Compared to the originating NYCB cast, these dancers made the moves look less spontaneous and illustrative. The numerous athletic transitions in the work, designed on the technique-focused, less limber and more precise bodies of NYCB, here were missing the crisp geometry in the circular movements due to a lack of grounding strength. Similarly, the more fluid transitions from balances to supported turns that prevail in the choreography felt less instinctive, more labored and also lacking in control and awareness. The ballet may be designed to showcase the boundless and unanchored spirit of the score, but here it looked free-flowing rather than free. While the work’s kaleidoscopic action of differently paced scenes was presented with enough visual cohesion to hold the viewer’s attention, it took the whole ballet to figure out that what kept it from really resonating was the missing execution and delivery structure endemic to NYCB.
The program shifted to lighter notes after an unnecessarily lengthy intermission with “Life Story,” a 1999 work by Karole Armitage set to Adès’s 1994 music and integrating Tennessee Williams’s poem by the same title, which was sung humorously by Anna Dennis. The ballet and the poem capture the odd time between two people at the end of a one night stand, and the dancers, Ruka Hatua-Saar and Emily Wagner, in various forms of undress, painted it with abundant awkwardness and physical objectification.

The jagged and somewhat uncomfortable juxtaposition of the music’s abrupt chords with the singing of the poem gave the work an abstract feel, both capturing and highlighting the awkwardness of the depicted interactions. The dancing, with its many lifts (often in splits), intertwinements and body releases, with the dancers periodically slumping in each other’s arms like rag dolls, displayed a closeness without intimacy, and a physical interaction with singular resolve and little warmth. The ballet was both humorous and sad in its emotionally divorced interfacing, with the words of the song frequently coming to aid in making sense of it all, until the dancers’ ultimate release from the situation where they pirouetted offstage in different directions.

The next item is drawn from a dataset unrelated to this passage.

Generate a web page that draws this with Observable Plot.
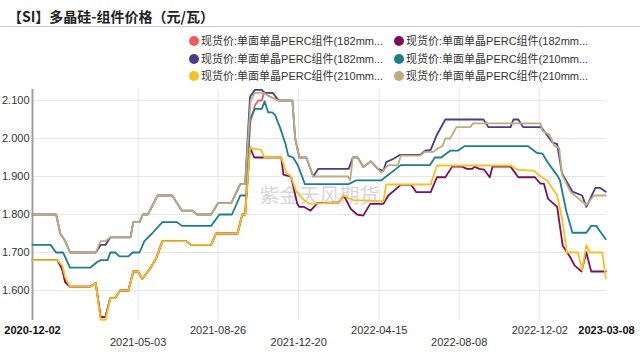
<!DOCTYPE html>
<html><head><meta charset="utf-8">
<script src="https://cdn.jsdelivr.net/npm/d3@7"></script>
<script src="https://cdn.jsdelivr.net/npm/@observablehq/plot@0.6"></script>
<style>
body{margin:0;background:#fff;font-family:"Liberation Sans",Arial,"Noto Sans CJK SC",sans-serif;}
#wrap{position:relative;width:640px;height:359px;overflow:hidden;background:#fff}
#title{position:absolute;left:8px;top:6px;font-size:14px;font-weight:bold;color:#222;font-family:"Noto Sans CJK SC","Liberation Sans",sans-serif;line-height:20px;white-space:nowrap}
#rule{position:absolute;left:0;top:26px;width:640px;height:1px;background:#ccc}
.lg{position:absolute;font-size:11px;color:#333;line-height:14px;white-space:nowrap;font-family:"Liberation Sans",Arial,"Noto Sans CJK SC",sans-serif}
.lg i{display:inline-block;width:10px;height:10px;border-radius:50%;vertical-align:-1px;margin-right:2px}
#chart{position:absolute;left:0;top:86px}
</style></head>
<body><div id="wrap"><div id="title"></div><div id="rule"></div><div id="legend"></div><div id="chart"></div></div>
<script>
const titleText = "【SI】多晶硅-组件价格（元/瓦）";
const watermark = "紫金天风期货";
const seriesNames = [
  "现货价:单面单晶PERC组件(182mm...",
  "现货价:单面单晶PERC组件(182mm...",
  "现货价:单面单晶PERC组件(182mm...",
  "现货价:单面单晶PERC组件(210mm...",
  "现货价:单面单晶PERC组件(210mm...",
  "现货价:单面单晶PERC组件(210mm..."
];
const seriesColors = ["#f05a60", "#7d0f5a", "#483d8b", "#1b7f8b", "#f8c21d", "#bcac7e"];
const tickDates = ["2020-12-02","2021-05-03","2021-08-26","2021-12-20","2022-04-15","2022-08-08","2022-12-02","2023-03-08"];
const yTicks = [1.6, 1.7, 1.8, 1.9, 2.0, 2.1];

const redSeries = [["2020-12-02",1.68],["2021-01-07",1.68],["2021-01-14",1.655],["2021-01-18",1.622],["2021-01-25",1.61],["2021-02-23",1.61],["2021-03-03",1.62],["2021-03-10",1.53],["2021-03-17",1.53],["2021-03-24",1.58],["2021-03-31",1.58],["2021-04-07",1.60],["2021-04-19",1.60],["2021-04-26",1.65],["2021-05-03",1.65],["2021-05-09",1.63],["2021-05-20",1.657],["2021-05-29",1.685],["2021-06-07",1.73],["2021-07-11",1.73],["2021-07-18",1.72],["2021-08-16",1.72],["2021-08-23",1.75],["2021-09-23",1.75],["2021-09-30",1.80],["2021-10-04",1.80],["2021-10-11",2.04],["2021-10-18",2.087],["2021-10-23",2.10],["2021-10-28",2.10],["2021-10-31",2.12],["2021-11-09",2.11],["2021-11-21",2.10]];

const maroonSeries = [["2020-12-02",1.68],["2021-01-07",1.68],["2021-01-14",1.655],["2021-01-18",1.622],["2021-01-25",1.61],["2021-02-23",1.61],["2021-03-03",1.62],["2021-03-10",1.53],["2021-03-17",1.53],["2021-03-24",1.58],["2021-03-31",1.58],["2021-04-07",1.60],["2021-04-19",1.60],["2021-04-26",1.65],["2021-05-03",1.65],["2021-05-09",1.63],["2021-05-20",1.657],["2021-05-29",1.685],["2021-06-07",1.73],["2021-07-11",1.73],["2021-07-18",1.72],["2021-08-16",1.72],["2021-08-23",1.75],["2021-09-23",1.75],["2021-09-30",1.80],["2021-10-04",1.80],["2021-10-11",1.977],["2021-10-17",1.95],["2021-11-25",1.95],["2021-11-28",1.905],["2021-12-09",1.90],["2021-12-18",1.828],["2021-12-21",1.82],["2021-12-28",1.82],["2022-01-06",1.81],["2022-01-16",1.83],["2022-02-16",1.832],["2022-02-23",1.85],["2022-03-05",1.815],["2022-03-14",1.80],["2022-03-23",1.797],["2022-04-02",1.828],["2022-04-21",1.828],["2022-04-28",1.85],["2022-05-16",1.878],["2022-05-31",1.878],["2022-06-07",1.859],["2022-06-28",1.859],["2022-07-07",1.898],["2022-07-19",1.898],["2022-07-29",1.926],["2022-08-12",1.926],["2022-08-19",1.92],["2022-08-27",1.92],["2022-08-30",1.926],["2022-09-06",1.92],["2022-09-13",1.918],["2022-09-21",1.898],["2022-09-25",1.926],["2022-10-21",1.926],["2022-11-01",1.898],["2022-11-25",1.898],["2022-12-03",1.881],["2022-12-08",1.881],["2022-12-14",1.841],["2022-12-27",1.82],["2023-01-04",1.718],["2023-01-14",1.69],["2023-01-21",1.666],["2023-01-31",1.65],["2023-02-07",1.70],["2023-02-14",1.65],["2023-03-07",1.65]];

const indigoSeries = [["2020-12-02",1.80],["2021-01-05",1.80],["2021-01-11",1.75],["2021-01-18",1.73],["2021-01-25",1.70],["2021-03-03",1.70],["2021-03-10",1.72],["2021-03-17",1.72],["2021-03-24",1.74],["2021-04-22",1.74],["2021-04-26",1.78],["2021-05-05",1.78],["2021-05-10",1.80],["2021-05-17",1.80],["2021-05-31",1.85],["2021-06-21",1.85],["2021-07-05",1.81],["2021-07-20",1.81],["2021-07-27",1.80],["2021-08-16",1.80],["2021-08-26",1.83],["2021-09-14",1.83],["2021-09-27",1.88],["2021-10-04",1.88],["2021-10-11",2.11],["2021-10-18",2.128],["2021-10-28",2.128],["2021-11-01",2.12],["2021-11-13",2.12],["2021-11-19",2.105],["2021-11-22",2.10],["2021-12-11",2.10],["2021-12-15",2.00],["2021-12-21",1.95],["2021-12-31",1.95],["2022-01-10",1.90],["2022-01-17",1.92],["2022-03-02",1.92],["2022-03-08",1.95],["2022-03-15",1.95],["2022-03-23",1.925],["2022-04-03",1.94],["2022-04-13",1.92],["2022-04-21",1.915],["2022-04-25",1.938],["2022-05-05",1.946],["2022-05-15",1.957],["2022-06-13",1.957],["2022-06-20",1.968],["2022-06-28",1.97],["2022-07-07",2.01],["2022-07-19",2.05],["2022-09-12",2.05],["2022-09-19",2.03],["2022-10-21",2.03],["2022-10-25",2.05],["2022-11-01",2.05],["2022-11-08",2.03],["2022-12-03",2.03],["2022-12-06",2.025],["2022-12-20",1.99],["2022-12-27",1.985],["2023-01-03",1.908],["2023-01-18",1.86],["2023-02-01",1.85],["2023-02-07",1.82],["2023-02-20",1.87],["2023-02-27",1.87],["2023-03-07",1.86]];

const tealSeries = [["2020-12-02",1.72],["2020-12-28",1.72],["2021-01-05",1.70],["2021-01-15",1.70],["2021-01-25",1.66],["2021-02-23",1.66],["2021-03-05",1.675],["2021-03-10",1.68],["2021-03-20",1.68],["2021-03-24",1.70],["2021-03-31",1.70],["2021-04-06",1.69],["2021-04-19",1.69],["2021-04-25",1.70],["2021-05-05",1.70],["2021-05-12",1.73],["2021-05-23",1.75],["2021-06-07",1.78],["2021-06-28",1.78],["2021-07-05",1.77],["2021-08-16",1.77],["2021-08-28",1.80],["2021-09-15",1.80],["2021-09-27",1.85],["2021-10-06",1.85],["2021-10-11",2.05],["2021-10-18",2.078],["2021-10-28",2.078],["2021-11-01",2.098],["2021-11-06",2.069],["2021-11-12",2.069],["2021-11-16",2.062],["2021-11-23",2.03],["2021-12-01",1.986],["2021-12-05",1.955],["2021-12-12",1.95],["2021-12-19",1.929],["2021-12-29",1.88],["2022-03-02",1.88],["2022-03-13",1.89],["2022-04-18",1.89],["2022-05-16",1.93],["2022-06-27",1.93],["2022-07-04",1.95],["2022-07-13",1.95],["2022-07-26",1.968],["2022-08-06",1.968],["2022-08-16",1.98],["2022-11-15",1.98],["2022-11-28",1.962],["2022-12-06",1.96],["2022-12-13",1.938],["2022-12-27",1.903],["2022-12-31",1.89],["2023-01-09",1.81],["2023-01-18",1.752],["2023-02-07",1.752],["2023-02-14",1.77],["2023-02-21",1.77],["2023-03-07",1.735]];

const yellowSeries = [["2020-12-02",1.68],["2021-01-07",1.68],["2021-01-14",1.665],["2021-01-18",1.635],["2021-01-25",1.61],["2021-02-23",1.61],["2021-03-03",1.62],["2021-03-10",1.523],["2021-03-17",1.523],["2021-03-24",1.58],["2021-03-31",1.58],["2021-04-07",1.60],["2021-04-19",1.60],["2021-04-26",1.65],["2021-05-03",1.65],["2021-05-09",1.63],["2021-05-20",1.657],["2021-05-29",1.685],["2021-06-07",1.73],["2021-07-11",1.73],["2021-07-18",1.72],["2021-08-16",1.72],["2021-08-23",1.75],["2021-09-23",1.75],["2021-09-30",1.80],["2021-10-04",1.80],["2021-10-11",1.975],["2021-10-27",1.97],["2021-11-01",1.95],["2021-11-25",1.95],["2021-12-02",1.911],["2021-12-09",1.90],["2021-12-16",1.863],["2021-12-26",1.841],["2022-01-04",1.828],["2022-02-16",1.832],["2022-02-23",1.85],["2022-03-02",1.843],["2022-03-09",1.838],["2022-04-21",1.835],["2022-04-25",1.879],["2022-06-28",1.879],["2022-07-07",1.929],["2022-10-21",1.929],["2022-10-31",1.918],["2022-11-24",1.915],["2022-12-03",1.90],["2022-12-13",1.889],["2022-12-20",1.87],["2022-12-27",1.85],["2023-01-03",1.79],["2023-01-10",1.70],["2023-01-26",1.70],["2023-02-01",1.653],["2023-02-07",1.72],["2023-02-12",1.70],["2023-03-02",1.70],["2023-03-07",1.632]];

const khakiSeries = [["2020-12-02",1.80],["2021-01-05",1.80],["2021-01-11",1.75],["2021-01-18",1.73],["2021-01-25",1.70],["2021-03-03",1.70],["2021-03-10",1.73],["2021-03-17",1.73],["2021-03-24",1.74],["2021-04-22",1.74],["2021-04-26",1.78],["2021-05-05",1.78],["2021-05-10",1.80],["2021-05-17",1.80],["2021-05-31",1.85],["2021-06-21",1.85],["2021-07-05",1.81],["2021-07-20",1.81],["2021-07-27",1.80],["2021-08-16",1.80],["2021-08-26",1.83],["2021-09-14",1.83],["2021-09-27",1.88],["2021-10-04",1.88],["2021-10-12",2.10],["2021-10-18",2.12],["2021-10-31",2.12],["2021-11-09",2.11],["2021-11-21",2.10],["2021-12-11",2.10],["2021-12-15",2.00],["2021-12-21",1.95],["2021-12-31",1.95],["2022-01-10",1.90],["2022-03-01",1.90],["2022-03-04",1.89],["2022-03-08",1.95],["2022-03-15",1.95],["2022-03-23",1.925],["2022-04-03",1.94],["2022-04-13",1.92],["2022-04-18",1.91],["2022-04-28",1.93],["2022-05-12",1.93],["2022-05-16",1.955],["2022-06-13",1.955],["2022-06-20",1.965],["2022-07-02",1.965],["2022-07-09",1.975],["2022-07-15",1.98],["2022-07-19",2.00],["2022-07-26",2.00],["2022-08-04",2.03],["2022-08-24",2.03],["2022-08-28",2.04],["2022-12-03",2.04],["2022-12-06",2.02],["2022-12-16",2.01],["2022-12-23",1.98],["2022-12-30",1.975],["2023-01-03",1.905],["2023-01-15",1.86],["2023-01-28",1.84],["2023-02-07",1.825],["2023-02-18",1.85],["2023-03-07",1.85]];

const allSeries = [redSeries, maroonSeries, indigoSeries, tealSeries, yellowSeries, khakiSeries];

const parse = d3.utcParse("%Y-%m-%d");
const fontFam = '"Liberation Sans",Arial,"Noto Sans CJK SC",sans-serif';

document.getElementById("title").textContent = titleText;

// legend (row-wise, 2 columns)
const legend = document.getElementById("legend");
const colLeft = [189, 394];
const rowTop = [34, 52, 69];
seriesNames.forEach((name, i) => {
  const el = document.createElement("div");
  el.className = "lg";
  el.style.left = colLeft[i % 2] + "px";
  el.style.top = rowTop[Math.floor(i / 2)] + "px";
  el.innerHTML = `<i style="background:${seriesColors[i]}"></i>`;
  el.appendChild(document.createTextNode(name));
  legend.appendChild(el);
});

const rows = allSeries.map((s, i) => s.map(([d, v]) => ({series: i, date: parse(d), value: v})));
const ticks = tickDates.map(parse);
const last = ticks.length - 1;
const row1 = ticks.filter((d, i) => i % 2 === 0 && i !== 0 && i !== last);
const row2 = ticks.filter((d, i) => i % 2 === 1 && i !== last);
const boldTicks = [ticks[0], ticks[last]];
const fmt = d3.utcFormat("%Y-%m-%d");

const chart = Plot.plot({
  width: 640,
  height: 273,
  marginLeft: 32,
  marginRight: 34,
  marginTop: 3,
  marginBottom: 39,
  style: {fontFamily: fontFam, background: "transparent"},
  x: {type: "utc", domain: [ticks[0], ticks[last]], axis: null},
  y: {domain: [1.521, 2.129], axis: null},
  marks: [
    Plot.gridY(yTicks, {stroke: "#e6e6e6", strokeOpacity: 1}),
    Plot.gridX(ticks.slice(1, -1), {stroke: "#e6e6e6", strokeOpacity: 1}),
    Plot.text([watermark], {frameAnchor: "middle", dy: -8, fontSize: 20, fill: "#d6d6d6", fontFamily: '"Noto Sans CJK SC",sans-serif'}),
    Plot.ruleX([ticks[0]], {stroke: "#a0a0a0", strokeWidth: 2}),
    Plot.axisY(yTicks, {tickSize: 0, tickPadding: 3, tickFormat: d3.format(".3f"), fontSize: 11, fill: "#333", anchor: "left", label: null}),
    ...rows.map((r, i) => Plot.line(r, {x: "date", y: "value", stroke: seriesColors[i], strokeWidth: 1.8, strokeLinejoin: "round"})),
    Plot.text(row1, {x: d => d, frameAnchor: "bottom", dy: 10, text: d => fmt(d), fontSize: 11, fill: "#333", lineAnchor: "middle"}),
    Plot.text(row2, {x: d => d, frameAnchor: "bottom", dy: 22, text: d => fmt(d), fontSize: 11, fill: "#333", lineAnchor: "middle"}),
    Plot.text(boldTicks, {x: d => d, frameAnchor: "bottom", dy: 10, text: d => fmt(d), fontSize: 11, fontWeight: "bold", fill: "#111", lineAnchor: "middle"})
  ]
});
document.getElementById("chart").appendChild(chart);
</script></body></html>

Alexander Whitley’s 2014 ballet “The Grit in the Oyster,” to “Piano Quintet,” followed, and set itself up to appear as intriguing as its title suggested. Three dancers, Natalie Allen, Antonette Dayrit and Wayne Parsons, dressed in contemporary multicolored clothing, interacted throughout the ballet, dancing alternatively alone, all together, and partnered in short duets with the third dancer watching. The architecture of the choreography was varied, at times filling the music with nuanced and energetic movement, at other times locking the dancers in interconnected poses and letting the music play on – ceding center stage to the sound. There was a recurring move that tied the work together, a grand rond de jambe in which the body then followed the leg’s trajectory, turning and then collapsing to the floor or continuing under the outstretched arms of a partner, thus breaking or reforging partnerships. Its overall effect and the choreography as a whole resembled morphing play-dough, with the dancers’ dynamic and shapes looking composed in one moment, disintegrated in the next, and then formed into something different. The interactions maintained a discernible tension between cohesion and counter-position, but ultimately not enough to produce their pearl.

“Polaris” was another story. The ballet didn’t seek to make a grand entrance, but in the slow, self-assured seeping of the 66 cast members, which included a number of NYU Tisch School students, in identical black costumes from stage left it was impactful even before the first music notes. With the cast fully onstage, and thanks to the strange smoky looking backdrop that said little but somehow gave context to the movement (and then, through change of lighting appeared to change in texture), the dancers appeared eerie, like a black body of water or a cloud on a dark day, quiet but infinitely alive. The dancers’ movements had pauses, but no real stillness, to remarkable effect. When the music, Adès’s “Polaris,” was finally introduced after the dancers took their first leave, in waves, the score only added to this presentation. Re-entering the stage the cast moved in sequence and unison, and explored the different facets of a collective force through various shapes.
The visual effect of so many bodies moving together was certainly impressive, but more so was Pite’s ability to transform the dozens of individuals into a unified whole and gently push to the periphery the viewer’s discernment and recognition of its parts. While in dance it’s generally difficult to cause such a perceptual isolation without the use of props of some kind, Pite accomplished exactly that. The steps Pite employed weren’t particularly complex, with infinitely interconnected moves mainly consisting of body waves and horizontal transition that were earthy, dropping and weaving with the ground as the home base, but their effect was remarkable. The ballet looked like a reflection of the entropic nature of the collective, sublime and mind twisting, but in a quiet, meditative and wholly engaging way, giving the audience, at last, a perfect visual complement to the presented Adès music.